Create a free profile to get unlimited access to exclusive videos, sweepstakes, and more!
Hannibal Lecter is, perhaps, the world’s most famous cannibal, fictional as he may be. His ability to charm his victims while pairing bits of their bodies with the perfect glass of wine captured the imagination of audiences in Silence of the Lambs and its prequel Red Dragon. There’s something about the notion of eating another person which causes a primal revulsion we can’t help but be fascinated with. It feels as though it’s the ultimate insult to an unspoken biological contract members of a species have with one another. It turns out, however, that couldn’t be further from the truth.
In nature, cannibalism is nearly as ubiquitous as life itself. Not every animal does it, but it happens more often than you might realize. Jay Rosenheim and Sebastian Schreiber, both scientists at the University of California, Davis, investigated cannibalism in the insect geocoris, commonly known as the big-eyed bug. Their findings, published in the journal Ecology, suggest that cannibalism emerges anytime the population becomes too dense, even if there are plenty of resources to go around.
“Almost all organisms we regard as predators will become cannibalistic when conditions get grim enough. Even organisms we don’t think of as predators, there are a lot of herbivorous organisms that will also become cannibalistic. It’s quite widespread, ranging from single-celled protozoans all the way up to whales and basically everything in between,” Rosenheim told SYFY WIRE.

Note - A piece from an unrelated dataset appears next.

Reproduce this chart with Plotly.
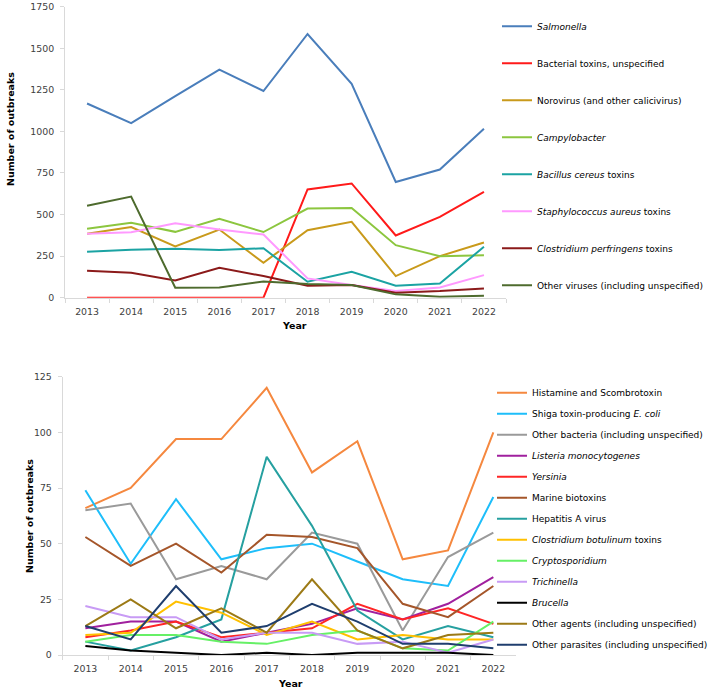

Rosenheim’s interest in big-eyed bugs came to a head while he was working with cotton farmers in California. Early in the growing season, when plants are just sprouting, they’re often colonized by spider mites. The mites feed on the plants and reduce their ability to photosynthate. When things get severe enough, they lose their foliage which is a problem for farmers. Luckily, nature likes to maintain equilibrium and where there are spider mites, there are big-eyed bugs.
“As long as farmers minimize the use of broad-spectrum insecticides, they retain this community of effective predatory bugs of which big-eyed bugs are one. The big-eyed bugs do an amazing job of suppressing spider mite populations. They lay eggs in the spider mite colonies, those hatch, and the immature stage of the big-eyed bugs just obliterate the spider mites,” Rosenheim said.
The trouble begins later in the season when the spider mites return. Observations in the field revealed that during this second stage, big-eyed bugs were not as effective at keeping the mite population in check. Things got weird when scientists realized there were plenty of big-eyed bug eggs around, but they didn’t see the corresponding population boom they expected.
Rosenheim enlisted the help of PhD student named Ya-Hua Law, who considered a host of possible explanations including secondary parasites, and found that the trouble was coming from inside the house.
“These bugs became highly cannibalistic once their population built up. It was a density-related phenomenon, a switch was thrown, and they became cannibalistic. That put a pretty rigid ceiling on their population size. No matter how much food was available, their population wouldn’t grow beyond a certain point because they were eating each other,” Rosenheim said.
The apparent trigger was the bug’s own perception of how many other members of their species were around them. In laboratory experiments, they placed an individual adult female in an enclosure with plenty of food and some eggs. As long as no one else was around, they’d eat the other food, and all was well. But if another adult female was within view, they’d chow down on their own eggs. The working hypothesis is that adult big-eyed bugs can’t tell the difference between their own eggs and the eggs of a competitor. When they’re alone, they assume any eggs they encounter are their own but when someone else is around, they assume they’re a competitor’s eggs and gobble them up.
“It’s not tightly shaped by the consequences of the population of the whole, it’s really about the success or failure of the individual. You could think of the individual benefits, they knock off another member of the species who is likely a competitor, it provides the cannibal with a meal, and you’re also potentially shielding your offspring from cannibalism that individual might impose. All of those things are beneficial for the cannibal even if the consequences for the population size are bad,” Rosenheim said.
It's unclear if the laboratory results directly translate to the real world, but informal observations suggest that they might. One pair of big-eyed bugs, a mated male and female, generally maintain a single plant as their own personal domain. Their view of the world is limited to that plant and encountering an interloper might suggest to them that the population is growing too dense and trigger cannibalistic behavior.
What’s more, Rosenheim suggested a neurohormonal link driving the whole affair. The same hormones which control normal hunger responses and foraging behavior also tend to make animals more aggressive and pipeline them into cannibalism. Startlingly, that hormone response appears to be fairly ancestral and present in invertebrates and vertebrates alike. There might be something hardwired in our physiology which pushes us toward eating our own when the going gets rough.
That said, if population density were enough to turn us into ravenous people eaters, you might have expected it to happen already. Still, it’s enough to make you want to stay home with the shades drawn, lest an enterprising neighbor get the wrong idea.